Long exposure means keeping the shutter open significantly longer than normal, from about 1/4 second up to many minutes, so the sensor records movement over time instead of freezing it. As shutter time increases, more light and motion are captured, which can add drama but also risks overexposed highlights and blurred subjects you intended to keep sharp.
Why it can be a problem
Long exposures amplify small movements, so camera shake, wind, or vibrations can turn the whole frame soft without a solid support. Because the sensor is collecting light for longer, you also get more digital noise, hot pixels, and color shifts, especially in very dark scenes or very long star exposures.
Where and when it’s used
Long exposure is common in landscape work to smooth water and clouds, urban scenes to create car light trails or remove people, and night photography for star trails or Milky Way shots. Photographers often use it at dawn, dusk, night, or in daytime with neutral-density (ND) filters to cut light so shutter speeds can be extended safely.
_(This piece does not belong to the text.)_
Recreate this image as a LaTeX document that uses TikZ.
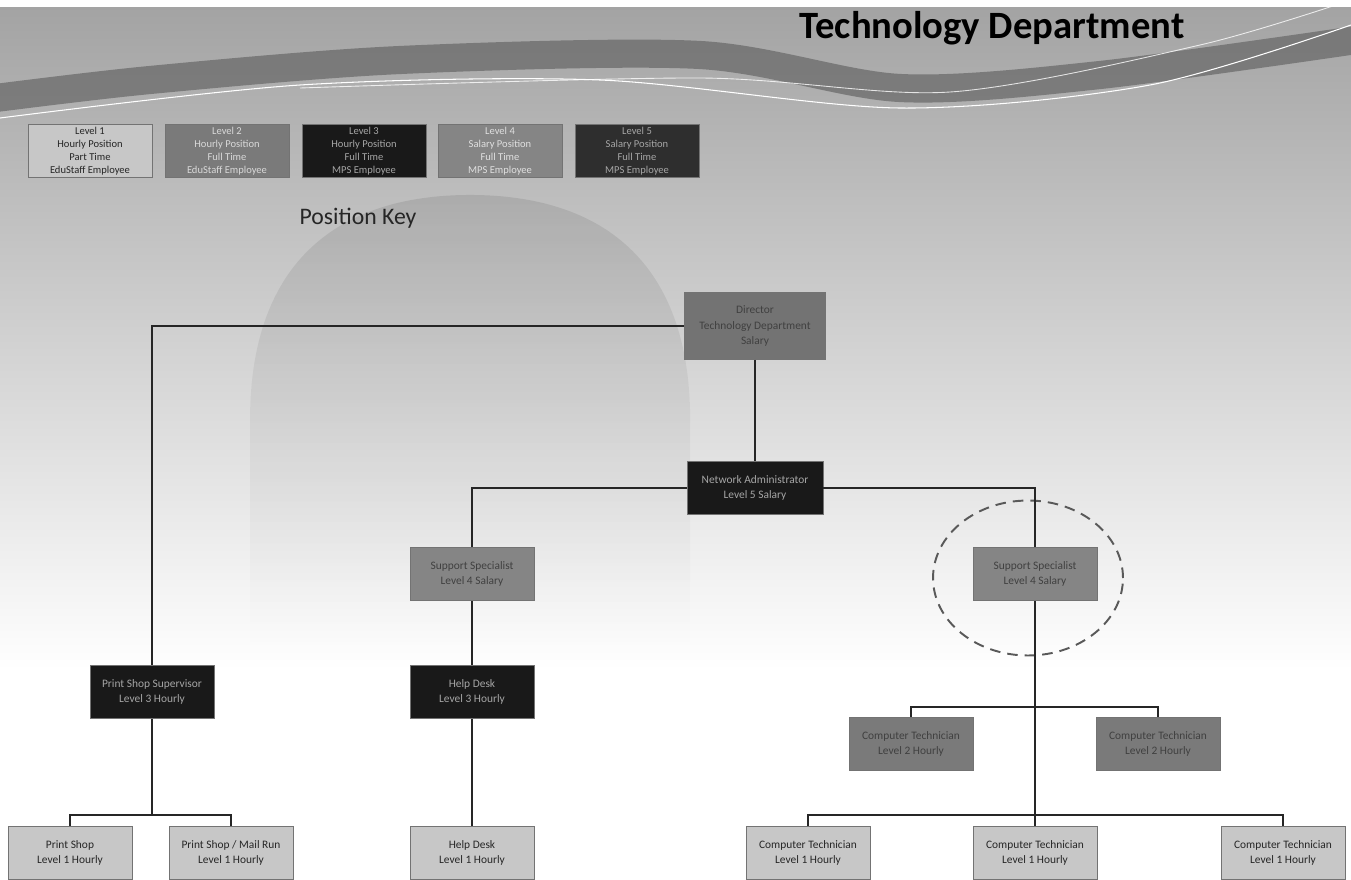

How to take long-exposure photos
- Mount the camera on a sturdy tripod, turn off image stabilization, and use a self-timer or remote release to avoid touching the camera during the exposure.
- Set ISO low (100–200), choose a relatively small aperture, then slow the shutter until you get the motion effect you want; add ND filters when there is too much light, such as bright daytime scenes.
- Focus and compose before fitting strong ND filters, switch to manual focus, and use bulb mode plus a timer or app for exposures longer than your camera’s standard limit (often 30 seconds).